___ SUPPLIED INFORMATION

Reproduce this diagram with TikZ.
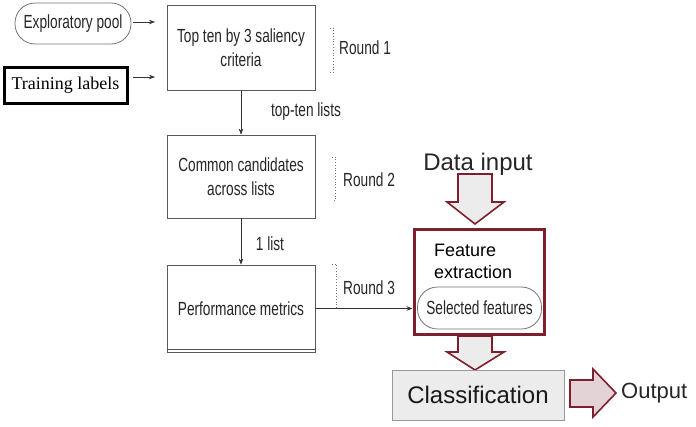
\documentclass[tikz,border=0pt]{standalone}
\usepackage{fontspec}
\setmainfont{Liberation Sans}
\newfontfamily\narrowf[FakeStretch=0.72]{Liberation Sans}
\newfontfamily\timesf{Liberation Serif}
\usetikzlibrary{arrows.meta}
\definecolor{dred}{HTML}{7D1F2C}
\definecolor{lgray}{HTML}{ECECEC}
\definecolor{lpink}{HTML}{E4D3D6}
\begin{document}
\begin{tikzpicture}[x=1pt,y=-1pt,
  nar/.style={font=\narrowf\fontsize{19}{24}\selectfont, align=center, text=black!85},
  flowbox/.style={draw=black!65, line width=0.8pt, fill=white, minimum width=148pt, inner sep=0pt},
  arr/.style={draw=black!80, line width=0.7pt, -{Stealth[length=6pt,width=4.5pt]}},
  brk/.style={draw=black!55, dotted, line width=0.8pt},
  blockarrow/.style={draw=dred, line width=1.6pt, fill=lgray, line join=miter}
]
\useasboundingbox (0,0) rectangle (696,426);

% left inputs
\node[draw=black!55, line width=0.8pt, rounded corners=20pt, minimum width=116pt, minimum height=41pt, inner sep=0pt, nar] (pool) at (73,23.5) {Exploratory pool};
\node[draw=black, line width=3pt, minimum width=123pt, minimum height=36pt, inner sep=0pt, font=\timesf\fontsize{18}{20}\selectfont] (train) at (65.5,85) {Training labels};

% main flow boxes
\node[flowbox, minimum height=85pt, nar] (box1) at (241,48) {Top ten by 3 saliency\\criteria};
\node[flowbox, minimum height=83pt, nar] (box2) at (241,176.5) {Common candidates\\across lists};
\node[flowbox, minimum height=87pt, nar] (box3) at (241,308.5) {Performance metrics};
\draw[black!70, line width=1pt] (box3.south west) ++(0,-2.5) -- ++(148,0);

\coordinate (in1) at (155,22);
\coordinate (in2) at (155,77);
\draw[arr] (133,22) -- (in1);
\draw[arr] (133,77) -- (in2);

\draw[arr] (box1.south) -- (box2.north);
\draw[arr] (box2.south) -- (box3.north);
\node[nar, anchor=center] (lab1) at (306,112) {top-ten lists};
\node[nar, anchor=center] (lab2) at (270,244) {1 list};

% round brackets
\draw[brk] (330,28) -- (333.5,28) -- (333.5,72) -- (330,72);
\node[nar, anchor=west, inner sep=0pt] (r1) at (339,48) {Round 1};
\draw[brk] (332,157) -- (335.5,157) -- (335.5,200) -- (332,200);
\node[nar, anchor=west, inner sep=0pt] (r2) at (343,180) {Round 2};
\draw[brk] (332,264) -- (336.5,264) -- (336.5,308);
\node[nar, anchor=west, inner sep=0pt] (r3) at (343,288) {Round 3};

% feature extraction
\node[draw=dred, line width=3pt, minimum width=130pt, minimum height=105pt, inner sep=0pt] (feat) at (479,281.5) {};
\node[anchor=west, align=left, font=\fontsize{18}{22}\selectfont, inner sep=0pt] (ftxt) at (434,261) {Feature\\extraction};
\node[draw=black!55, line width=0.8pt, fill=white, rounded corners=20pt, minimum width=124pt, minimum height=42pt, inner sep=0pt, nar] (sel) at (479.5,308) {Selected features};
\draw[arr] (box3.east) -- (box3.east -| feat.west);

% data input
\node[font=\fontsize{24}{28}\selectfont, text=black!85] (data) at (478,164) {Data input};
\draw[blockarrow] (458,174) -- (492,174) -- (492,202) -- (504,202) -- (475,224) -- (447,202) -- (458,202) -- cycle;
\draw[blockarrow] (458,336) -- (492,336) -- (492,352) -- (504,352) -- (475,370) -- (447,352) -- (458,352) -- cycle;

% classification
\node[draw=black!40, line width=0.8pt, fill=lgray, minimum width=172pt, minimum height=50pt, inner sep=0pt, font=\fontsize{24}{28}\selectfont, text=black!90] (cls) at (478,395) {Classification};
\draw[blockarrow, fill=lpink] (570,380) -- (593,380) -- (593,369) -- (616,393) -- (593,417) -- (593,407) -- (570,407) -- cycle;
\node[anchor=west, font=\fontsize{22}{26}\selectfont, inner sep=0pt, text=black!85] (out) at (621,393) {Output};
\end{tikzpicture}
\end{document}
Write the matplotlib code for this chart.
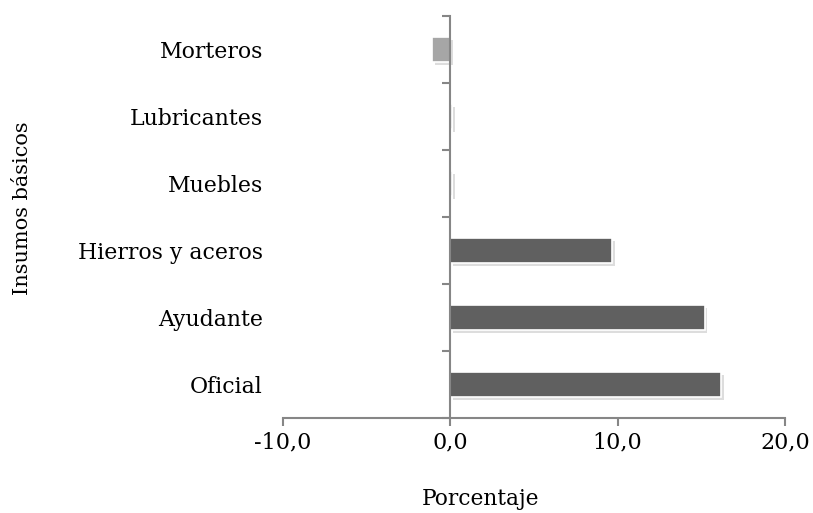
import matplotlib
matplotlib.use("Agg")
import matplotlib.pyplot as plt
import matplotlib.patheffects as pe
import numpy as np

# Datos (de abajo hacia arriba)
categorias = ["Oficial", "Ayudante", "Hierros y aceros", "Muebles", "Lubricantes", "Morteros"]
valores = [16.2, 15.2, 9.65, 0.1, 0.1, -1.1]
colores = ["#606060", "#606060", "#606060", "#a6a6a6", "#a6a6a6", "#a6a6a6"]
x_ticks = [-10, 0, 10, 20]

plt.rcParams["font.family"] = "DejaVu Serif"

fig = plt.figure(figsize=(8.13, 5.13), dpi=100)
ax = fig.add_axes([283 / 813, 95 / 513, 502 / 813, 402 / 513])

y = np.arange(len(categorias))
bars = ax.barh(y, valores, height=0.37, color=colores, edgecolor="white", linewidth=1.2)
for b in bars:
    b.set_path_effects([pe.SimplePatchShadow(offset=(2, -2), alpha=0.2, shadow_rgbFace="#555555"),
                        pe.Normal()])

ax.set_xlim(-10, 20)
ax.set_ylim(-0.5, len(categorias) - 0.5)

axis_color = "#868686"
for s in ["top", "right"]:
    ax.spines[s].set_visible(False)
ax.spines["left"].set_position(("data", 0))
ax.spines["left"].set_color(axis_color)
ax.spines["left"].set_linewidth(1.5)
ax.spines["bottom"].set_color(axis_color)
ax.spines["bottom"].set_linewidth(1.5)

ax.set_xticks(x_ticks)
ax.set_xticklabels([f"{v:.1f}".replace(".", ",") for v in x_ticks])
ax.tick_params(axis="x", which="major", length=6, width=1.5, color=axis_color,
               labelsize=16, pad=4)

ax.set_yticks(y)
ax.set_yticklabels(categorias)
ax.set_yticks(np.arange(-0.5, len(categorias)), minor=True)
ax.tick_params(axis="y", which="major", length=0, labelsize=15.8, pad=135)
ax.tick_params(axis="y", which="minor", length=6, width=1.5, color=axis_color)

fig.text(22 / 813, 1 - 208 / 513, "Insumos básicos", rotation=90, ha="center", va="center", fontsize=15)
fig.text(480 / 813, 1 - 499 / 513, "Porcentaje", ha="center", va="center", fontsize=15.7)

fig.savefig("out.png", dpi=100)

______

AIM OF THE TASK.
Reproduce each entry precisely, dropping only the pictures.

ANSWER.
Reproduce this diagram with TikZ.
\documentclass[tikz,border=0pt]{standalone}
\usepackage{fontspec}
\setmainfont{Liberation Sans}
\newfontfamily\narrowf[FakeStretch=0.72]{Liberation Sans}
\newfontfamily\timesf{Liberation Serif}
\usetikzlibrary{arrows.meta}
\definecolor{dred}{HTML}{7D1F2C}
\definecolor{lgray}{HTML}{ECECEC}
\definecolor{lpink}{HTML}{E4D3D6}
\begin{document}
\begin{tikzpicture}[x=1pt,y=-1pt,
  nar/.style={font=\narrowf\fontsize{19}{24}\selectfont, align=center, text=black!85},
  flowbox/.style={draw=black!65, line width=0.8pt, fill=white, minimum width=148pt, inner sep=0pt},
  arr/.style={draw=black!80, line width=0.7pt, -{Stealth[length=6pt,width=4.5pt]}},
  brk/.style={draw=black!55, dotted, line width=0.8pt},
  blockarrow/.style={draw=dred, line width=1.6pt, fill=lgray, line join=miter}
]
\useasboundingbox (0,0) rectangle (696,426);

% left inputs
\node[draw=black!55, line width=0.8pt, rounded corners=20pt, minimum width=116pt, minimum height=41pt, inner sep=0pt, nar] (pool) at (73,23.5) {Exploratory pool};
\node[draw=black, line width=3pt, minimum width=123pt, minimum height=36pt, inner sep=0pt, font=\timesf\fontsize{18}{20}\selectfont] (train) at (65.5,85) {Training labels};

% main flow boxes
\node[flowbox, minimum height=85pt, nar] (box1) at (241,48) {Top ten by 3 saliency\\criteria};
\node[flowbox, minimum height=83pt, nar] (box2) at (241,176.5) {Common candidates\\across lists};
\node[flowbox, minimum height=87pt, nar] (box3) at (241,308.5) {Performance metrics};
\draw[black!70, line width=1pt] (box3.south west) ++(0,-2.5) -- ++(148,0);

\coordinate (in1) at (155,22);
\coordinate (in2) at (155,77);
\draw[arr] (133,22) -- (in1);
\draw[arr] (133,77) -- (in2);

\draw[arr] (box1.south) -- (box2.north);
\draw[arr] (box2.south) -- (box3.north);
\node[nar, anchor=center] (lab1) at (306,112) {top-ten lists};
\node[nar, anchor=center] (lab2) at (270,244) {1 list};

% round brackets
\draw[brk] (330,28) -- (333.5,28) -- (333.5,72) -- (330,72);
\node[nar, anchor=west, inner sep=0pt] (r1) at (339,48) {Round 1};
\draw[brk] (332,157) -- (335.5,157) -- (335.5,200) -- (332,200);
\node[nar, anchor=west, inner sep=0pt] (r2) at (343,180) {Round 2};
\draw[brk] (332,264) -- (336.5,264) -- (336.5,308);
\node[nar, anchor=west, inner sep=0pt] (r3) at (343,288) {Round 3};

% feature extraction
\node[draw=dred, line width=3pt, minimum width=130pt, minimum height=105pt, inner sep=0pt] (feat) at (479,281.5) {};
\node[anchor=west, align=left, font=\fontsize{18}{22}\selectfont, inner sep=0pt] (ftxt) at (434,261) {Feature\\extraction};
\node[draw=black!55, line width=0.8pt, fill=white, rounded corners=20pt, minimum width=124pt, minimum height=42pt, inner sep=0pt, nar] (sel) at (479.5,308) {Selected features};
\draw[arr] (box3.east) -- (box3.east -| feat.west);

% data input
\node[font=\fontsize{24}{28}\selectfont, text=black!85] (data) at (478,164) {Data input};
\draw[blockarrow] (458,174) -- (492,174) -- (492,202) -- (504,202) -- (475,224) -- (447,202) -- (458,202) -- cycle;
\draw[blockarrow] (458,336) -- (492,336) -- (492,352) -- (504,352) -- (475,370) -- (447,352) -- (458,352) -- cycle;

% classification
\node[draw=black!40, line width=0.8pt, fill=lgray, minimum width=172pt, minimum height=50pt, inner sep=0pt, font=\fontsize{24}{28}\selectfont, text=black!90] (cls) at (478,395) {Classification};
\draw[blockarrow, fill=lpink] (570,380) -- (593,380) -- (593,369) -- (616,393) -- (593,417) -- (593,407) -- (570,407) -- cycle;
\node[anchor=west, font=\fontsize{22}{26}\selectfont, inner sep=0pt, text=black!85] (out) at (621,393) {Output};
\end{tikzpicture}
\end{document}
Write the matplotlib code for this chart.
import matplotlib
matplotlib.use("Agg")
import matplotlib.pyplot as plt
import matplotlib.patheffects as pe
import numpy as np

# Datos (de abajo hacia arriba)
categorias = ["Oficial", "Ayudante", "Hierros y aceros", "Muebles", "Lubricantes", "Morteros"]
valores = [16.2, 15.2, 9.65, 0.1, 0.1, -1.1]
colores = ["#606060", "#606060", "#606060", "#a6a6a6", "#a6a6a6", "#a6a6a6"]
x_ticks = [-10, 0, 10, 20]

plt.rcParams["font.family"] = "DejaVu Serif"

fig = plt.figure(figsize=(8.13, 5.13), dpi=100)
ax = fig.add_axes([283 / 813, 95 / 513, 502 / 813, 402 / 513])

y = np.arange(len(categorias))
bars = ax.barh(y, valores, height=0.37, color=colores, edgecolor="white", linewidth=1.2)
for b in bars:
    b.set_path_effects([pe.SimplePatchShadow(offset=(2, -2), alpha=0.2, shadow_rgbFace="#555555"),
                        pe.Normal()])

ax.set_xlim(-10, 20)
ax.set_ylim(-0.5, len(categorias) - 0.5)

axis_color = "#868686"
for s in ["top", "right"]:
    ax.spines[s].set_visible(False)
ax.spines["left"].set_position(("data", 0))
ax.spines["left"].set_color(axis_color)
ax.spines["left"].set_linewidth(1.5)
ax.spines["bottom"].set_color(axis_color)
ax.spines["bottom"].set_linewidth(1.5)

ax.set_xticks(x_ticks)
ax.set_xticklabels([f"{v:.1f}".replace(".", ",") for v in x_ticks])
ax.tick_params(axis="x", which="major", length=6, width=1.5, color=axis_color,
               labelsize=16, pad=4)

ax.set_yticks(y)
ax.set_yticklabels(categorias)
ax.set_yticks(np.arange(-0.5, len(categorias)), minor=True)
ax.tick_params(axis="y", which="major", length=0, labelsize=15.8, pad=135)
ax.tick_params(axis="y", which="minor", length=6, width=1.5, color=axis_color)

fig.text(22 / 813, 1 - 208 / 513, "Insumos básicos", rotation=90, ha="center", va="center", fontsize=15)
fig.text(480 / 813, 1 - 499 / 513, "Porcentaje", ha="center", va="center", fontsize=15.7)

fig.savefig("out.png", dpi=100)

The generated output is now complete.